Say how many lines in the records include the string "this", adding no other words.
** START Material to process **
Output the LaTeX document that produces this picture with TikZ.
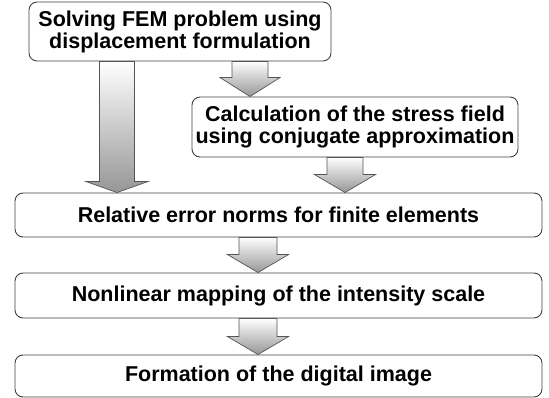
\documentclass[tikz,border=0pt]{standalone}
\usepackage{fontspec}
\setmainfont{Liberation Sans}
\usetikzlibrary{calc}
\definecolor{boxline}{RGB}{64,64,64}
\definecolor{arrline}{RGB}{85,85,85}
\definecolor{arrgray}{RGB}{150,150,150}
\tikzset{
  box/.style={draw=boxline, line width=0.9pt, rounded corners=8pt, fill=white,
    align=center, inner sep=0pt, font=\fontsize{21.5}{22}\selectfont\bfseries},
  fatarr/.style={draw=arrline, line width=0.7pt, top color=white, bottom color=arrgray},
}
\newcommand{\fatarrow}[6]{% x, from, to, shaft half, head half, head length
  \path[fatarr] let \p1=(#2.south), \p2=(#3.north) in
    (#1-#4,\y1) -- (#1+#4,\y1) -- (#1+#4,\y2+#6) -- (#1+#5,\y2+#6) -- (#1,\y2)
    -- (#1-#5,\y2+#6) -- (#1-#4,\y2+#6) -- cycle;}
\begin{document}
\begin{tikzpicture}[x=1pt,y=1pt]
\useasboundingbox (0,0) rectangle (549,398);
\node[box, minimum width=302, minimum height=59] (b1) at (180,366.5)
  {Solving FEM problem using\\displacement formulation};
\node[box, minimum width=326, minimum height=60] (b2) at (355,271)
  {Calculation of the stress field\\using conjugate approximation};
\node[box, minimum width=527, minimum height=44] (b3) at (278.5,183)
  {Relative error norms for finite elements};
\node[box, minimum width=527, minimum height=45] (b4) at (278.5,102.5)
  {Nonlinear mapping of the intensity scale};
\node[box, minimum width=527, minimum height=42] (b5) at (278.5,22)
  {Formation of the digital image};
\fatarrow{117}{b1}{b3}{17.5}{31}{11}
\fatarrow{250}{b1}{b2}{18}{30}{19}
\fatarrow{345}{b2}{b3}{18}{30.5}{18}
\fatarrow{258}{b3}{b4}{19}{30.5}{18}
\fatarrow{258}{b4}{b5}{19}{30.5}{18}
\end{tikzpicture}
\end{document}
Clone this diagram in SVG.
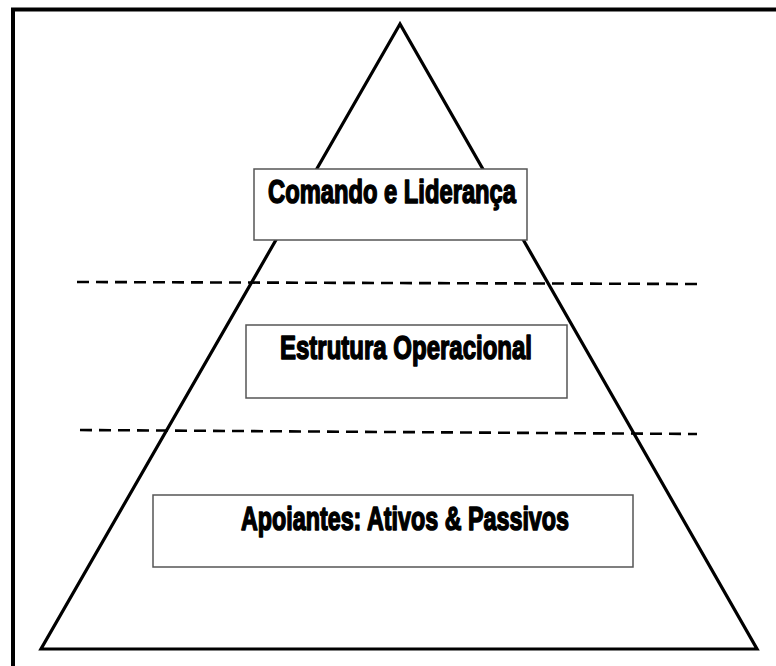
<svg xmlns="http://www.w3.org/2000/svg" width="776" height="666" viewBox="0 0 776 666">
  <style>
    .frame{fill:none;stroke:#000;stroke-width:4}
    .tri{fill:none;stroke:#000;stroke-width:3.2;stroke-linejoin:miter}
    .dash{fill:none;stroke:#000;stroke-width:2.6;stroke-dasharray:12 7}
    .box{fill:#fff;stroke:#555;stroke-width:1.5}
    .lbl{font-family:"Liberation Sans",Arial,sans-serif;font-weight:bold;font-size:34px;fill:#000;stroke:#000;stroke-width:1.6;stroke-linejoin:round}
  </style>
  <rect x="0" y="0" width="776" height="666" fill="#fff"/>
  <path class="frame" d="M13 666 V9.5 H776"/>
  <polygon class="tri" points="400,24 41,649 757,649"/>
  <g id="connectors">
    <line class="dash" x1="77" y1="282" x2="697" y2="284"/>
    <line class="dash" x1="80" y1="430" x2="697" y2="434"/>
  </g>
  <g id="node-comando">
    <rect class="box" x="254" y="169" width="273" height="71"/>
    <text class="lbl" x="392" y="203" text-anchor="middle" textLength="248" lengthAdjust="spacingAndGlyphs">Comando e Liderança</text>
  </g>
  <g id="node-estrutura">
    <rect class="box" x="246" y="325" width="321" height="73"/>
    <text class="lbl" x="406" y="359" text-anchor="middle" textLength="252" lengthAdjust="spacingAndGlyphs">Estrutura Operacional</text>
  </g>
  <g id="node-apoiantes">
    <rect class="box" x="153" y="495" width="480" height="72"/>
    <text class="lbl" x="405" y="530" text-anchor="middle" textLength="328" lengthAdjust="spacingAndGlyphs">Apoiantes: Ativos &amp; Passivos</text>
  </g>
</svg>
** END Material to process **
▶ _Response_
2